There was a warm feeling of appreciation for the designer in the large audience at the opening of the exhibition, which was sponsored by the National Culture Ministry, by the Museum and the Association of Friends of the Museum of Decorative Art. The good-looking, now elderly Lannes recalled how at a very young age he had dared to take part in a casting and was given the responsibility of making the costumes for Ernesto Arancibia’s La Mujer de las Camelias (The Woman with the Camelias) with superstar Zully Moreno, which had its première in 1953 with great success for the designer as well. Lannes, who has since received a number of awards and was recently proclaimed “Outstanding Personality in Culture,” also thanked everybody who had helped to materialize this exhibition, organized it — such as architect Bellucci and museologist Hugo Pontoriero — or restored the pieces — such as Ms. Astudillo and Ms. Noetinger. Lannes was especially grateful to Ms. Elizabeth Boote, a prominent member of the Association of Friends of the Museum, who said to the Herald : “The museum is extraordinary and so is the collection, which is ideal for this palace.” Dolores Jaureguialzo, also a member of the Association, explained: “A selection was made of about 100 pieces focusing on his contribution to the cinema, although Lannes has worked for the stage and privately as well, but in a lesser degree, he says. Susana Giménez (whose dazzling Molly Brown golden evening gown is on display) yesterday mentioned Horace’s perfectionism.”
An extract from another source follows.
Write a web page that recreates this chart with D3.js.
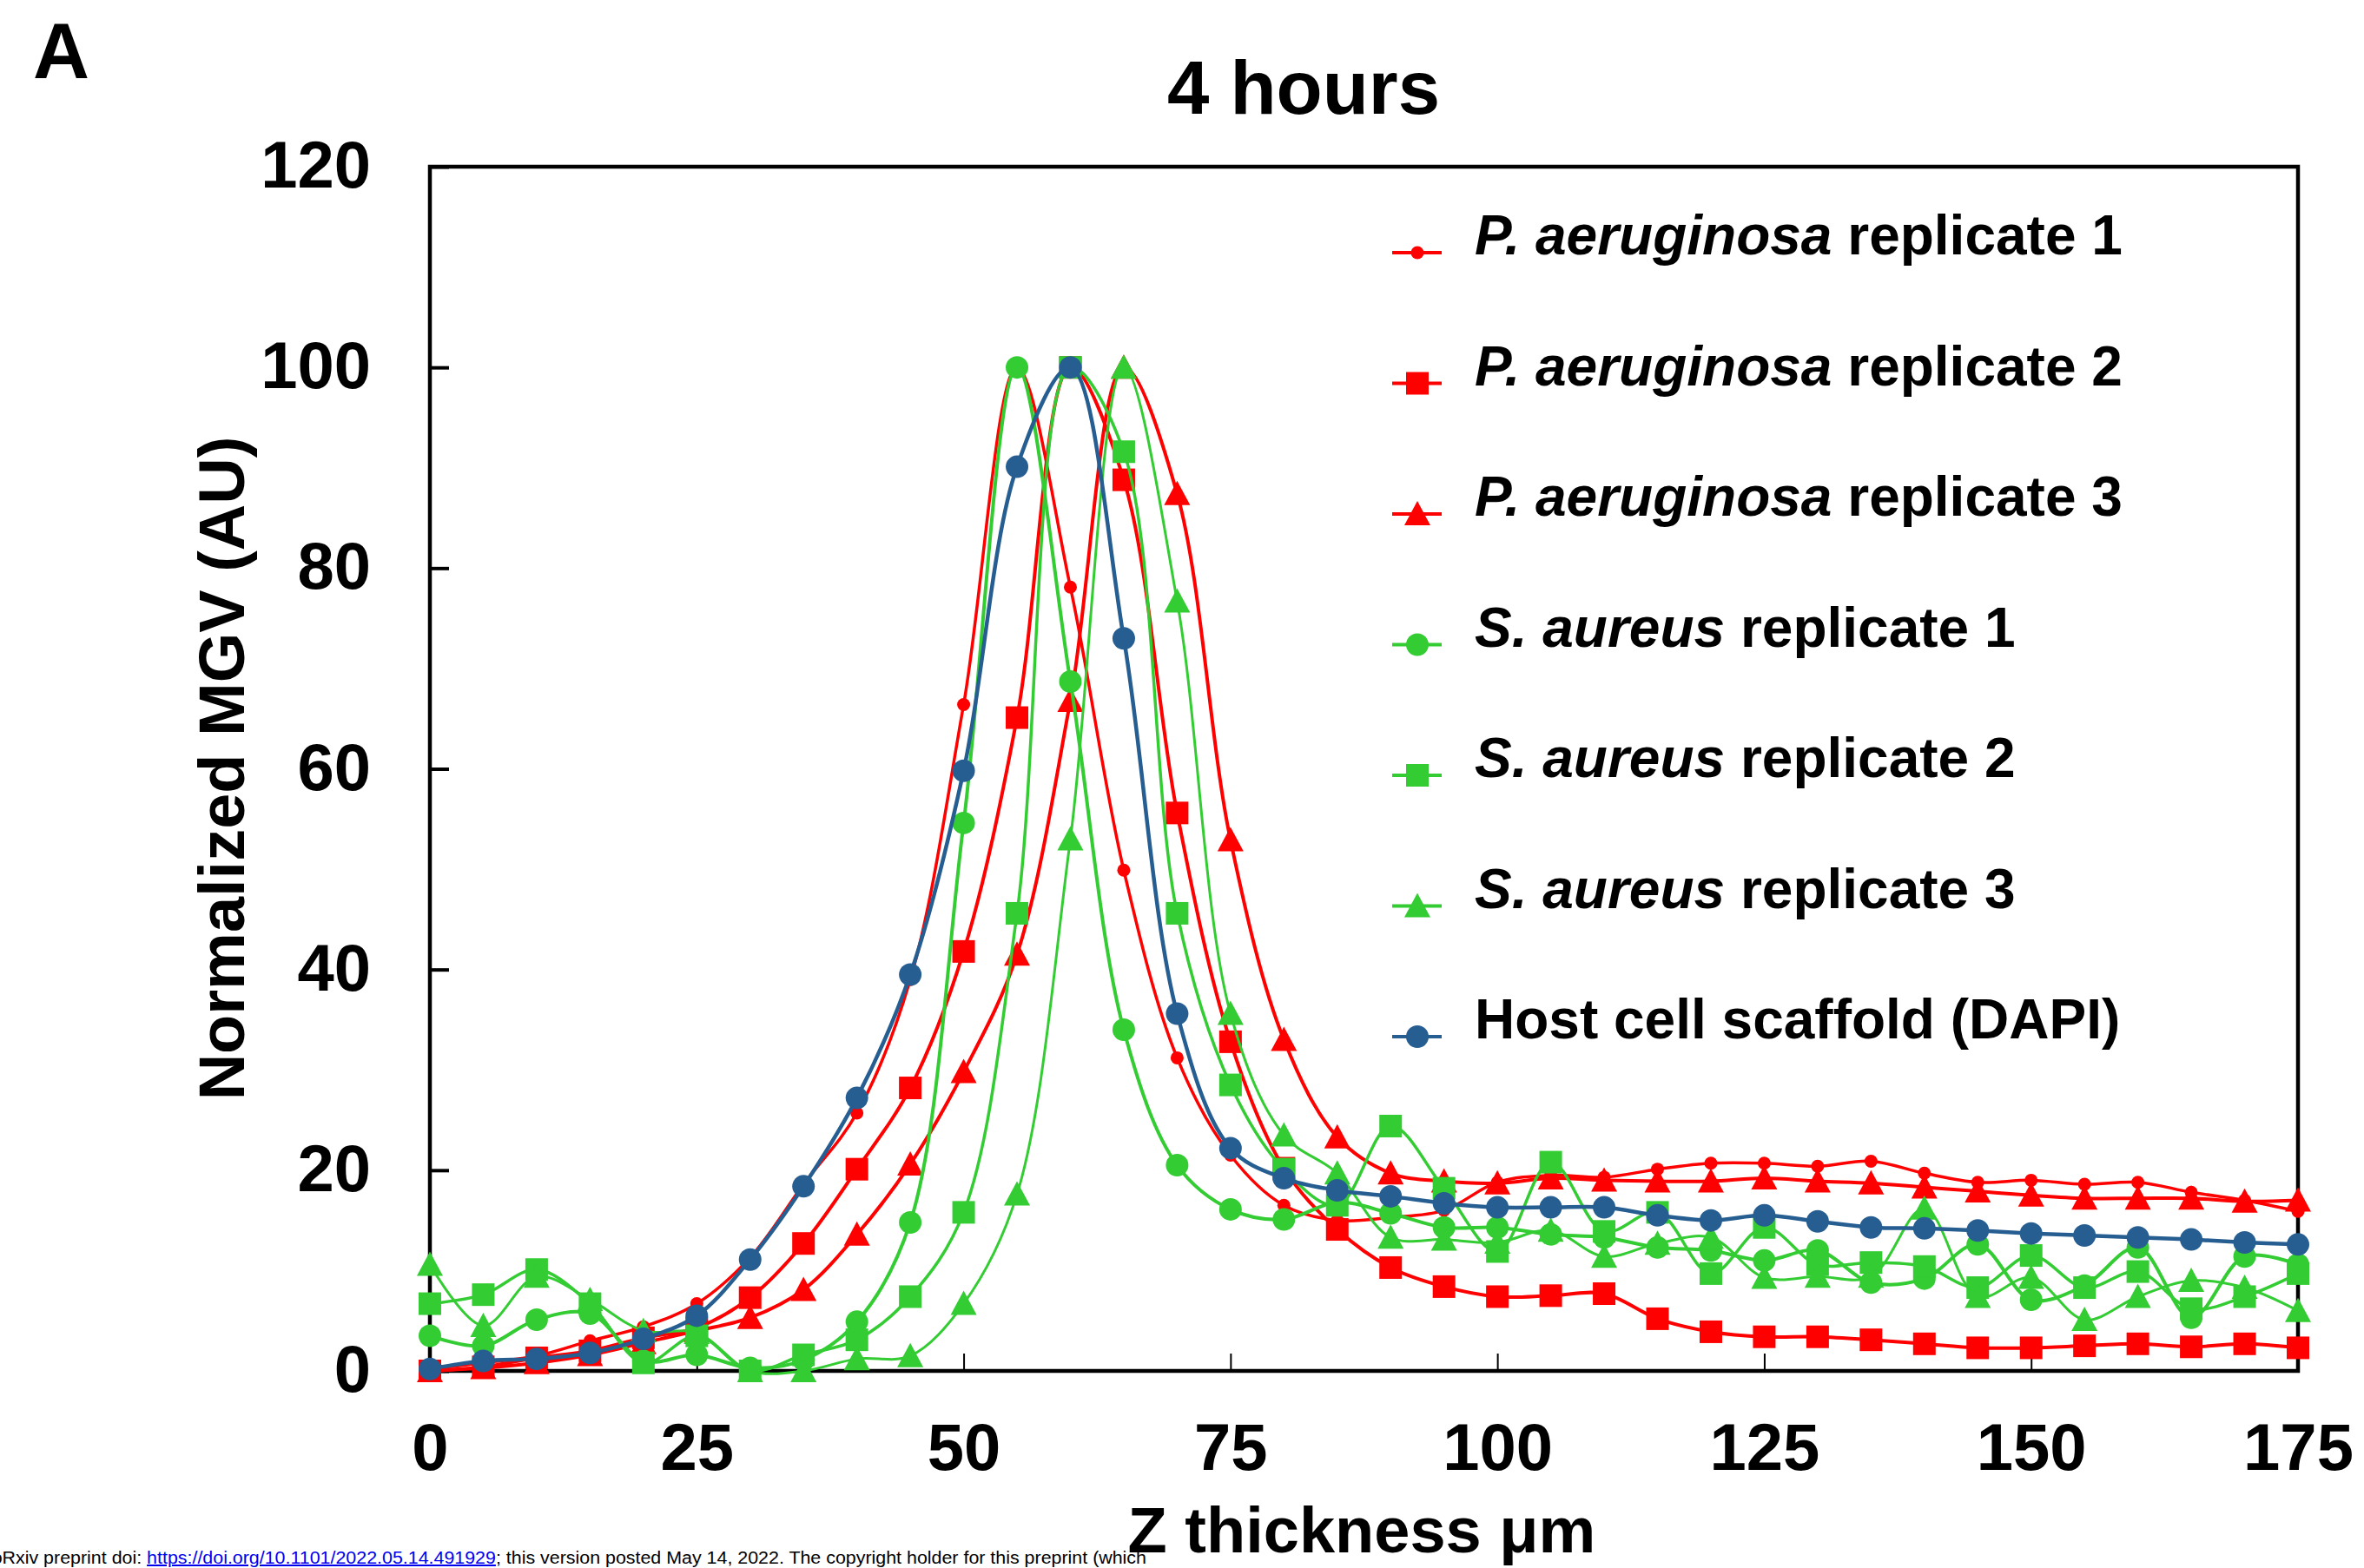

Another top fashion designer, Rosina, said to the Herald: “I have seen exhibitions like this in Paris, it is wonderful to have such an exquisite one in Buenos Aires. This took a lot of work.” Graciela Carlossi and Viviana Fontanini are two of the mannequins who used to show Lannes’ clothes. They stressed the fact that designers like Lannes took into account the actresses’ physical characteristics and flaws, so that they should look beautiful, which does not always happen today. The audience at the opening included such diverse personalities as Jorge Luis Borges’ widow María Kodama, and actor and comic Guido Gorgatti. Top fashion designer Gino Bogani told the Herald: “I think this is fantastic, a testimony of wearing apparel as it was in the golden era of Argentine cinema during which Horace Lannes was very important.” Mr. Fred Sill, who was the manager of Paramount Pictures in Buenos Aires in the early 70s and is a member of the American Academy, came to the opening from Brazil: he is fascinated with the Alvear family mansions such as the Museum building. “Back then some of the managers here weren’t too interested in the promotion of this city, so I lent a hand, and when movie stars like Charlton Heston and his wife Lydia came from Hollywood I would ask Horace, who was so good, to show them around,” he told the Herald. “Horace is eternally young and enthusiastic.”
This exhibition, should not be missed.
Where & When
Museo Nacional de Arte Decorativo (Avda. del Libertador 1902). Tuesdays to Sundays, from 2pm to 7pm, until August 31. Admission: 20 pesos; free for pensioners and children under 12. Free admission on Tuesdays. Guided tours are available.